The factory is truly a partner in the product development process. Do not treat them as a vendor. I can not say this enough. Yes, I think vendor is a dirty word. It describes a relationship that is distant and adversarial. The other day I was talking with a new prospective client. He was telling me how he hired someone to visit China, to visit factories and get quotes for his product. The product was not even ready to be quoted. It was not in the third stage of prototyping, it was in the second stage so the product was not in a finalized form. The BOM (Bill of Materials) was still changing. Not ready.

Three stages of prototyping
Stage 1-Ugly prototype: Just get it to work (MVP)
Stage 2-Design and Materials prototype
Stage 3-Finalized product design that is used to Design the Supply Chain (DSC) and the finalized BOM

So what happens when you go out and try to price a continuing changing target, you keep coming back asking for more information. This wastes both your time and the factories time. At the end, the factory will not want to deal with you. Or if they take you on you will not be on the top of the list of priority customers. We have seen this happen many times. The factory will get frustrated with the continued 20 questions game. Think of it this way, your product is not the only one the factory is being approached to build. Why should they take you on? Will you give them continued business in the future?

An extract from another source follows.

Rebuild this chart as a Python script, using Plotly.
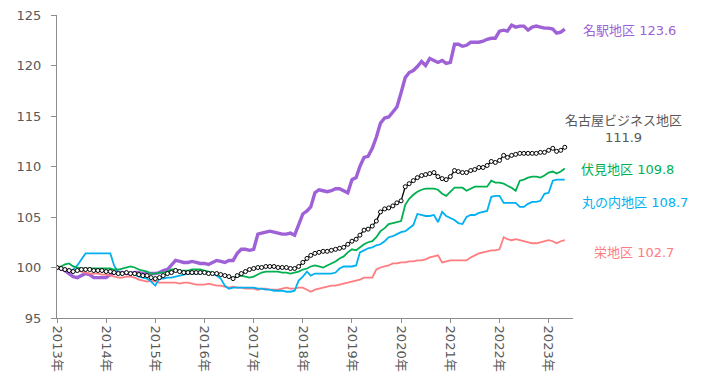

The right way to approach this is to meet with the partner and see if you get along well. Why do it this way?  Well, because you are not getting into a short term business arrangement. This is not like going into a store, buying something of the shelf and then you are done. Everything is custom. When you get along with your partner things happen a lot easier. You might say you are building tacit knowledge in this arrangement. As one of my clients put it, we are married and we are in it for the long haul. There are capital risks that the factories take on, such as construction of the assembly line. The factories want to have partnerships that last a long time so they can justify the added costs. Most of my business partners past clients have been with them for 10 years plus. So, avoid being the lookie loo. You will piss them off. Be a partner instead. You will not regret it.